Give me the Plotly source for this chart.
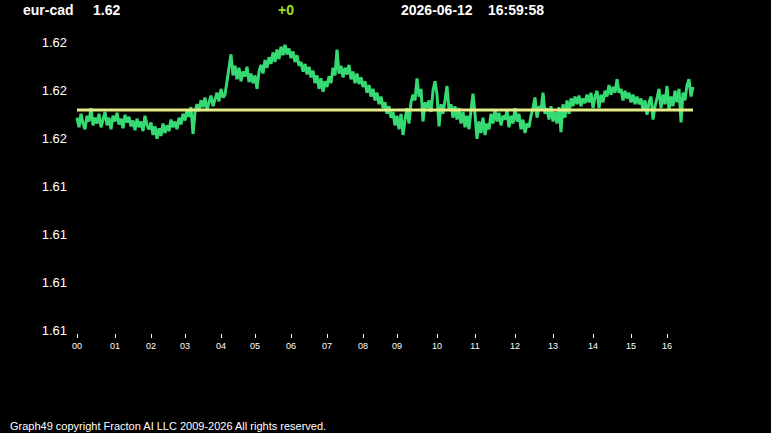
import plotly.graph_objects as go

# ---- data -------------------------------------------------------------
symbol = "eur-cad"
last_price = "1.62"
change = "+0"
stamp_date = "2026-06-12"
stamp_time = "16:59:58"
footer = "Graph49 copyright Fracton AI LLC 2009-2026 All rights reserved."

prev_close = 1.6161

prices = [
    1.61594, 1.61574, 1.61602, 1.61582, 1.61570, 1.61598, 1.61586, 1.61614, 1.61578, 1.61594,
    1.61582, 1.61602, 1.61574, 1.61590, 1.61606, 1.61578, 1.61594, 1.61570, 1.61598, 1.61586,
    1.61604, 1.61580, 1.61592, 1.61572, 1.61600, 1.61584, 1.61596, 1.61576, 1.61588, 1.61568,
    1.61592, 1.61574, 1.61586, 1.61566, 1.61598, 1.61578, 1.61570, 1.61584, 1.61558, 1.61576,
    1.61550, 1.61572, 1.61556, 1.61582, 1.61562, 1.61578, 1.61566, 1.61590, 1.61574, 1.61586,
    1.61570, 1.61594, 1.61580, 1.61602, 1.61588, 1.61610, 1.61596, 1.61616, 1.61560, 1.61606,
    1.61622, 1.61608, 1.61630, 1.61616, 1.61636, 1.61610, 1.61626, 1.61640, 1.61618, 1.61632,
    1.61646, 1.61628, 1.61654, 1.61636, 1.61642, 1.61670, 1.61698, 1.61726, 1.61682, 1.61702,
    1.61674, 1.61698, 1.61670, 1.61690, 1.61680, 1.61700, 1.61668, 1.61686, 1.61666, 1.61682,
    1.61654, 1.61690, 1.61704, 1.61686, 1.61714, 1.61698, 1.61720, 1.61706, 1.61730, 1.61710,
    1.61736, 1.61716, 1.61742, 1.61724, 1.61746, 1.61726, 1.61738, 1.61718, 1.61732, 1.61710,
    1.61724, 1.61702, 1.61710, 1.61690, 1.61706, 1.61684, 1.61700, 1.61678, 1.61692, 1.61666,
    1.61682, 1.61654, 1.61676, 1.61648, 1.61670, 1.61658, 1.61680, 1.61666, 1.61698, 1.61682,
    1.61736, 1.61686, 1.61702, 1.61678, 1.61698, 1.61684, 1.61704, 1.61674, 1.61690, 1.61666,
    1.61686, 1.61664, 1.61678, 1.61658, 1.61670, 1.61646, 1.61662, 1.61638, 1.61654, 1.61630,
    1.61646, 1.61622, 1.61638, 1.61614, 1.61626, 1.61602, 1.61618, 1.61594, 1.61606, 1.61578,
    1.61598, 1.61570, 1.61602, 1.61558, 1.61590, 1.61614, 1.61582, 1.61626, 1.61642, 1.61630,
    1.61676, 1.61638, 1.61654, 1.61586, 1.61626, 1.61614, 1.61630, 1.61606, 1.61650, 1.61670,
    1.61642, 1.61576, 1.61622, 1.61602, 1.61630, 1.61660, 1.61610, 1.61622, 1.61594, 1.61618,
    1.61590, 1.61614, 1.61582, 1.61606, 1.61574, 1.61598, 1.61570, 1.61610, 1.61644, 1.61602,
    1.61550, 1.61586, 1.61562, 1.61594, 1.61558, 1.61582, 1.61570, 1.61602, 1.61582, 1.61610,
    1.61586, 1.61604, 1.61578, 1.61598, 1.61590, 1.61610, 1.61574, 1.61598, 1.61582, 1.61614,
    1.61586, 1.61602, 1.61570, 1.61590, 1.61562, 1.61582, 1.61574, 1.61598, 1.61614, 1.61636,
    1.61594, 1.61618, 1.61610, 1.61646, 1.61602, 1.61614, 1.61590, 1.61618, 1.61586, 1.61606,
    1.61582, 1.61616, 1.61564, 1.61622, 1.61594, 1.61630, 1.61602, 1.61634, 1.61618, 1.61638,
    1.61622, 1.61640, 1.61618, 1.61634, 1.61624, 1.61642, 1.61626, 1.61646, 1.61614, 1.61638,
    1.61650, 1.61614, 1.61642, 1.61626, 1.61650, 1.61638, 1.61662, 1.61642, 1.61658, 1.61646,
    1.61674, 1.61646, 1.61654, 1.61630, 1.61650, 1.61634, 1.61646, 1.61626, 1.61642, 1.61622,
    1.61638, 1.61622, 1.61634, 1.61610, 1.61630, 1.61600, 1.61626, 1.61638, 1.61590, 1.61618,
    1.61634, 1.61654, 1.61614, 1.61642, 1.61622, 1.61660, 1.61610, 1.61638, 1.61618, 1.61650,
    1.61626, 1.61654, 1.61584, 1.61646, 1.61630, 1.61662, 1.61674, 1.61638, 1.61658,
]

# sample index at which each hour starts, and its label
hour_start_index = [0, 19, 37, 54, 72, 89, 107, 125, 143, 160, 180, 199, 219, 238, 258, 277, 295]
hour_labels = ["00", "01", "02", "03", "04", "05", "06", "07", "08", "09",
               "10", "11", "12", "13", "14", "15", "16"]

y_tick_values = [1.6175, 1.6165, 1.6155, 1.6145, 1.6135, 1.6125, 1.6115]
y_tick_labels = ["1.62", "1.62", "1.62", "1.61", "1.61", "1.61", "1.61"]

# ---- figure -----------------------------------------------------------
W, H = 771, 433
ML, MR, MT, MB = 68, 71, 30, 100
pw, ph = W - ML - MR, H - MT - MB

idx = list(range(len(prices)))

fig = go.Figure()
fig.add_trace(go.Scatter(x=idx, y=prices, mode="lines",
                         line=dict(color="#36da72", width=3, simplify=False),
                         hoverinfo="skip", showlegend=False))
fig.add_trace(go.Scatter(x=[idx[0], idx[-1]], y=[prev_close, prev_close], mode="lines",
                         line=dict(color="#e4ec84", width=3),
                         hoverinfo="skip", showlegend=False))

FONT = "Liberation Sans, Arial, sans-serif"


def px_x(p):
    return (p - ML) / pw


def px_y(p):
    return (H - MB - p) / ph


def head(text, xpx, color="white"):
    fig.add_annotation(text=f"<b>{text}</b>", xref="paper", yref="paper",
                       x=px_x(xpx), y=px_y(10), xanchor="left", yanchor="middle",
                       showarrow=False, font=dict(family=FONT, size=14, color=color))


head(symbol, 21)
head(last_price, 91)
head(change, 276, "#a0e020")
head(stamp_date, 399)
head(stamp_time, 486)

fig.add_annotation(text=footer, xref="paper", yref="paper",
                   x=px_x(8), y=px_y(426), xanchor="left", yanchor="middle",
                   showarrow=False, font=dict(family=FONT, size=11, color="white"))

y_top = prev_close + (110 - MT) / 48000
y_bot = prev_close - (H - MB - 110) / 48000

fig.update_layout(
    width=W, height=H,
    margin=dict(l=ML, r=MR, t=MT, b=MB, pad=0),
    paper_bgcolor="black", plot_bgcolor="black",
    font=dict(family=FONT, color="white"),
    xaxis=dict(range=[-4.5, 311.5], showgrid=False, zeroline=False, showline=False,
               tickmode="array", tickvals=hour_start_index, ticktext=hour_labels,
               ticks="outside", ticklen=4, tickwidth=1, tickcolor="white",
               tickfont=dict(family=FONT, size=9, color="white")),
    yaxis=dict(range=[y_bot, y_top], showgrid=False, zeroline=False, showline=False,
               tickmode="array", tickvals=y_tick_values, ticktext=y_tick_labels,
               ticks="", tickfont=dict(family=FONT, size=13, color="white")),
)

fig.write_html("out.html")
--*--
Problem requirements: Quote, please, every line of the material above from its start through the line that has "prev_close = 1.6161", reproducing the words exactly and dropping any images.

Written answer:
Give me the Plotly source for this chart.
import plotly.graph_objects as go

# ---- data -------------------------------------------------------------
symbol = "eur-cad"
last_price = "1.62"
change = "+0"
stamp_date = "2026-06-12"
stamp_time = "16:59:58"
footer = "Graph49 copyright Fracton AI LLC 2009-2026 All rights reserved."

prev_close = 1.6161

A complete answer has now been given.